# [INFORMATION PROVIDED]
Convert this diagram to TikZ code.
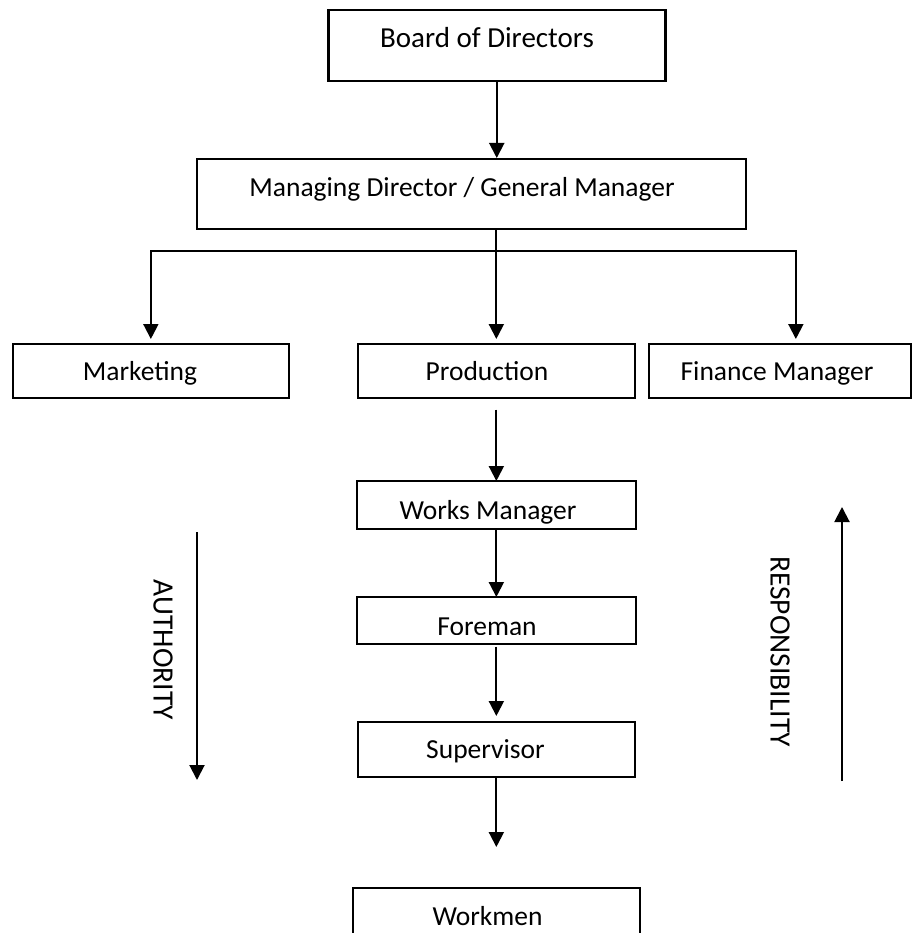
\documentclass[tikz,border=0pt]{standalone}
\usepackage{fontspec}
\setmainfont{Carlito}
\usetikzlibrary{arrows.meta}
\begin{document}
\begin{tikzpicture}[x=1pt,y=-1pt,
  box/.style={draw, line width=1.7pt, inner sep=0pt, anchor=north west, fill=white},
  txt/.style={inner sep=0pt, font=\fontsize{27.5}{32}\selectfont},
  lbl/.style={inner sep=0pt, font=\fontsize{29.5}{34}\selectfont, rotate=-90},
  arr/.style={line width=2pt, -{Triangle[width=15pt,length=15pt]}},
  ln/.style={line width=2pt}]
\clip (0,0) rectangle (914,933);
\fill[white] (0,0) rectangle (914,933);
% boxes
\node[box, line width=2.5pt, minimum width=337pt, minimum height=71pt] (bod) at (327,9) {};
\node[box, minimum width=549pt, minimum height=70pt] (md) at (196,158) {};
\node[box, minimum width=276pt, minimum height=54pt] (mkt) at (12,343) {};
\node[box, minimum width=277pt, minimum height=54pt] (prod) at (357,343) {};
\node[box, minimum width=262pt, minimum height=54pt] (fin) at (648,343) {};
\node[box, draw=none, minimum width=277pt, minimum height=46pt] (wm) at (357,481) {};
\node[box, draw=none, minimum width=277pt, minimum height=45pt] (fore) at (357,597) {};
\node[box, minimum width=277pt, minimum height=55pt] (sup) at (357,721) {};
\node[box, minimum width=287pt, minimum height=60pt] (work) at (352,887) {};
% texts
\node[txt, anchor=base, font=\fontsize{29}{34}\selectfont] (tbod) at (487,48) {Board of Directors};
\node[txt, anchor=base] (tmd) at (462,197) {Managing Director / General Manager};
\node[txt, anchor=base] (tmkt) at (140,380) {Marketing};
\node[txt, anchor=base] (tprod) at (487,380) {Production};
\node[txt, anchor=base] (tfin) at (777,380) {Finance Manager};
\begin{scope}
  \clip (wm.north west) rectangle (wm.south east);
  \node[txt, anchor=base] (twm) at (488,519) {Works Manager};
\end{scope}
\begin{scope}
  \clip (fore.north west) rectangle ([yshift=9pt]fore.south east);
  \node[txt, anchor=base] (tfore) at (487,635) {Foreman};
\end{scope}
\node[txt, anchor=base] (tsup) at (485.5,758) {Supervisor};
\node[txt, anchor=base] (twork) at (487.5,925) {Workmen};
% borders of clipped boxes
\draw[line width=1.7pt] (wm.north west) rectangle (wm.south east);
\draw[line width=1.7pt] (fore.north west) rectangle (fore.south east);
% connectors
\draw[arr] (bod.south) -- (bod.south |- md.north);
\draw[ln] (md.south -| prod.north) -- (prod.north |- 0,251);
\draw[arr, shorten >=4pt] (prod.north |- 0,251) -- (prod.north);
\draw[arr, shorten >=4pt, line join=miter] (prod.north |- 0,251) -| (mkt.north);
\draw[arr, shorten >=4pt, line join=miter] (prod.north |- 0,251) -| ([xshift=16pt]fin.north);
\draw[arr, shorten <=11pt] (prod.south) -- (wm.north);
\draw[arr, shorten <=1pt] (wm.south) -- (fore.north);
\draw[arr, shorten <=3pt, shorten >=5pt] (fore.south) -- (sup.north);
\draw[arr, shorten >=40pt] (sup.south) -- (work.north);
% authority / responsibility
\coordinate (a1) at (197,532);
\coordinate (a2) at (197,780);
\draw[arr] (a1) -- (a2);
\node[lbl] (tauth) at (163,650) {AUTHORITY};
\coordinate (r1) at (842,781);
\coordinate (r2) at (842,507);
\draw[arr] (r1) -- (r2);
\node[lbl] (tresp) at (780,651.5) {RESPONSIBILITY};
\end{tikzpicture}
\end{document}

# [PROBLEM TO WORK ON]
Write out the listing above again, exactly, but with no pictures in the copy.

# [FINISHED EXERCISE]
Convert this diagram to TikZ code.
\documentclass[tikz,border=0pt]{standalone}
\usepackage{fontspec}
\setmainfont{Carlito}
\usetikzlibrary{arrows.meta}
\begin{document}
\begin{tikzpicture}[x=1pt,y=-1pt,
  box/.style={draw, line width=1.7pt, inner sep=0pt, anchor=north west, fill=white},
  txt/.style={inner sep=0pt, font=\fontsize{27.5}{32}\selectfont},
  lbl/.style={inner sep=0pt, font=\fontsize{29.5}{34}\selectfont, rotate=-90},
  arr/.style={line width=2pt, -{Triangle[width=15pt,length=15pt]}},
  ln/.style={line width=2pt}]
\clip (0,0) rectangle (914,933);
\fill[white] (0,0) rectangle (914,933);
% boxes
\node[box, line width=2.5pt, minimum width=337pt, minimum height=71pt] (bod) at (327,9) {};
\node[box, minimum width=549pt, minimum height=70pt] (md) at (196,158) {};
\node[box, minimum width=276pt, minimum height=54pt] (mkt) at (12,343) {};
\node[box, minimum width=277pt, minimum height=54pt] (prod) at (357,343) {};
\node[box, minimum width=262pt, minimum height=54pt] (fin) at (648,343) {};
\node[box, draw=none, minimum width=277pt, minimum height=46pt] (wm) at (357,481) {};
\node[box, draw=none, minimum width=277pt, minimum height=45pt] (fore) at (357,597) {};
\node[box, minimum width=277pt, minimum height=55pt] (sup) at (357,721) {};
\node[box, minimum width=287pt, minimum height=60pt] (work) at (352,887) {};
% texts
\node[txt, anchor=base, font=\fontsize{29}{34}\selectfont] (tbod) at (487,48) {Board of Directors};
\node[txt, anchor=base] (tmd) at (462,197) {Managing Director / General Manager};
\node[txt, anchor=base] (tmkt) at (140,380) {Marketing};
\node[txt, anchor=base] (tprod) at (487,380) {Production};
\node[txt, anchor=base] (tfin) at (777,380) {Finance Manager};
\begin{scope}
  \clip (wm.north west) rectangle (wm.south east);
  \node[txt, anchor=base] (twm) at (488,519) {Works Manager};
\end{scope}
\begin{scope}
  \clip (fore.north west) rectangle ([yshift=9pt]fore.south east);
  \node[txt, anchor=base] (tfore) at (487,635) {Foreman};
\end{scope}
\node[txt, anchor=base] (tsup) at (485.5,758) {Supervisor};
\node[txt, anchor=base] (twork) at (487.5,925) {Workmen};
% borders of clipped boxes
\draw[line width=1.7pt] (wm.north west) rectangle (wm.south east);
\draw[line width=1.7pt] (fore.north west) rectangle (fore.south east);
% connectors
\draw[arr] (bod.south) -- (bod.south |- md.north);
\draw[ln] (md.south -| prod.north) -- (prod.north |- 0,251);
\draw[arr, shorten >=4pt] (prod.north |- 0,251) -- (prod.north);
\draw[arr, shorten >=4pt, line join=miter] (prod.north |- 0,251) -| (mkt.north);
\draw[arr, shorten >=4pt, line join=miter] (prod.north |- 0,251) -| ([xshift=16pt]fin.north);
\draw[arr, shorten <=11pt] (prod.south) -- (wm.north);
\draw[arr, shorten <=1pt] (wm.south) -- (fore.north);
\draw[arr, shorten <=3pt, shorten >=5pt] (fore.south) -- (sup.north);
\draw[arr, shorten >=40pt] (sup.south) -- (work.north);
% authority / responsibility
\coordinate (a1) at (197,532);
\coordinate (a2) at (197,780);
\draw[arr] (a1) -- (a2);
\node[lbl] (tauth) at (163,650) {AUTHORITY};
\coordinate (r1) at (842,781);
\coordinate (r2) at (842,507);
\draw[arr] (r1) -- (r2);
\node[lbl] (tresp) at (780,651.5) {RESPONSIBILITY};
\end{tikzpicture}
\end{document}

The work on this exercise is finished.